Director of Chabad Research Unit, London

Passover is the festival of freedom, of liberation - but for whom? Is this freedom only for the Jewish people? Do we always see ourselves as facing a hostile world from which we have to be protected and liberated, or is there another crucial element in our history and our future?

The comments by the Sages concerning the Shabbat before Passover provide a clue. The liberation of the Jewish people includes the kernel of an ultimate ideal - the connection of all humanity with the Divine. Let us see how.

Moses, instructed by G-d, had told the Jewish people to take a lamb for each household. They should keep the lamb in their home for a few days. This lamb was then to be slaughtered and roasted. Each lamb would be eaten in family groups on the night of the Exodus. Around midnight there would be the death of the Egyptian firstborn and at last stubborn Pharaoh would give in and he would let the Jews go free.
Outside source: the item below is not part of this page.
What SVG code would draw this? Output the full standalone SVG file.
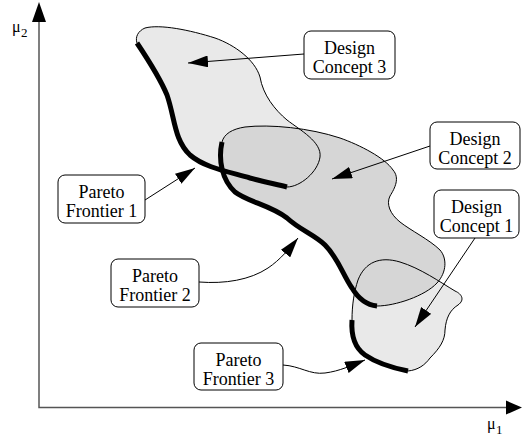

The lamb was no ordinary creature in ancient Egypt. It was literally the idol of the Egyptians. When large numbers of Jews quite openly kept the lambs in preparation for their slaughter, their Egyptian neighbors asked what they were doing. The Jews responded by telling them about the latest prophecy of Moses: there would be the death of the firstborn and the freedom of the Jews.

As we might imagine this had a strong effect on the Egyptian public - especially on those who were firstborn! They appealed to Pharaoh to let the Jews go but he stubbornly refused. This resulted in civil war between the Egyptian firstborn and Pharaoh's soldiers1. In the Haggadah we refer to this event with the phrase “He smites Egypt with their [own] firstborn.”

All this took place on 10 Nissan ─ the Shabbat before the Exodus. This day is given the name Shabbat Hagadol, the Great Shabbat.
1

The Sages describe this as a 'great miracle'
2, because it meant that at least some Egyptians saw the truth of Moses' teaching and were fighting against the evil forces of Pharaoh. This was a hint of the ultimate process in which the hostile enemies of the Jews are transformed into supporters and friends. 3 Hence while one miracle of the Egyptian firstborn was their destruction on the night of the Exodus, leading directly to the freedom of the Jews, another miracle, four days earlier, was their attempt (albeit unsuccessful) to change Pharaoh's policy.

This episode in our history could be seen as highly relevant to our own time. Massive forces are posed against the Jews, yet there are also some dissident voices of reason to be heard. As yet, these are very few, and under threat from their own people. Yet who knows what the future might hold The Lubavitcher Rebbe points out that in the account of this earlier, other miracle of the firstborn, we see a first step towards the fulfillment of the ultimate goal of the Jew: to connect all humanity to G-d.

The goal of the Pesach liberation was that the Jewish people would receive the Torah on Sinai, meaning the 613 Commands for the Jew and 7 Noachide Laws for the non-Jew. The Jewish people have the responsibility to transmit these Noachide laws to society at large. They express a way of responding to the infinity of G-d in a wholesome and life-giving way, rather than as a fervent terrorist bringing death and destruction.

The rebellion of the Egyptian firstborn constituted a hint of this ultimate goal. Hence this Shabbat is “great” not only for its own time, but for what it portends for the future.
4


FOOTNOTES:
1. Tosafot to Talmud Shabbat 87b (Sec.'And that day'). The date 10 Nisan also commemorates the passing of Miriam many years later, hence the emphasis is on the day (Shabbat) rather than the date.
2. Shulchan Aruch HaRav 430:1.
3. See Prov.16:7, Zeph.3:9.
4. See Likkutei Sichot, vo1.7 pp.212-3.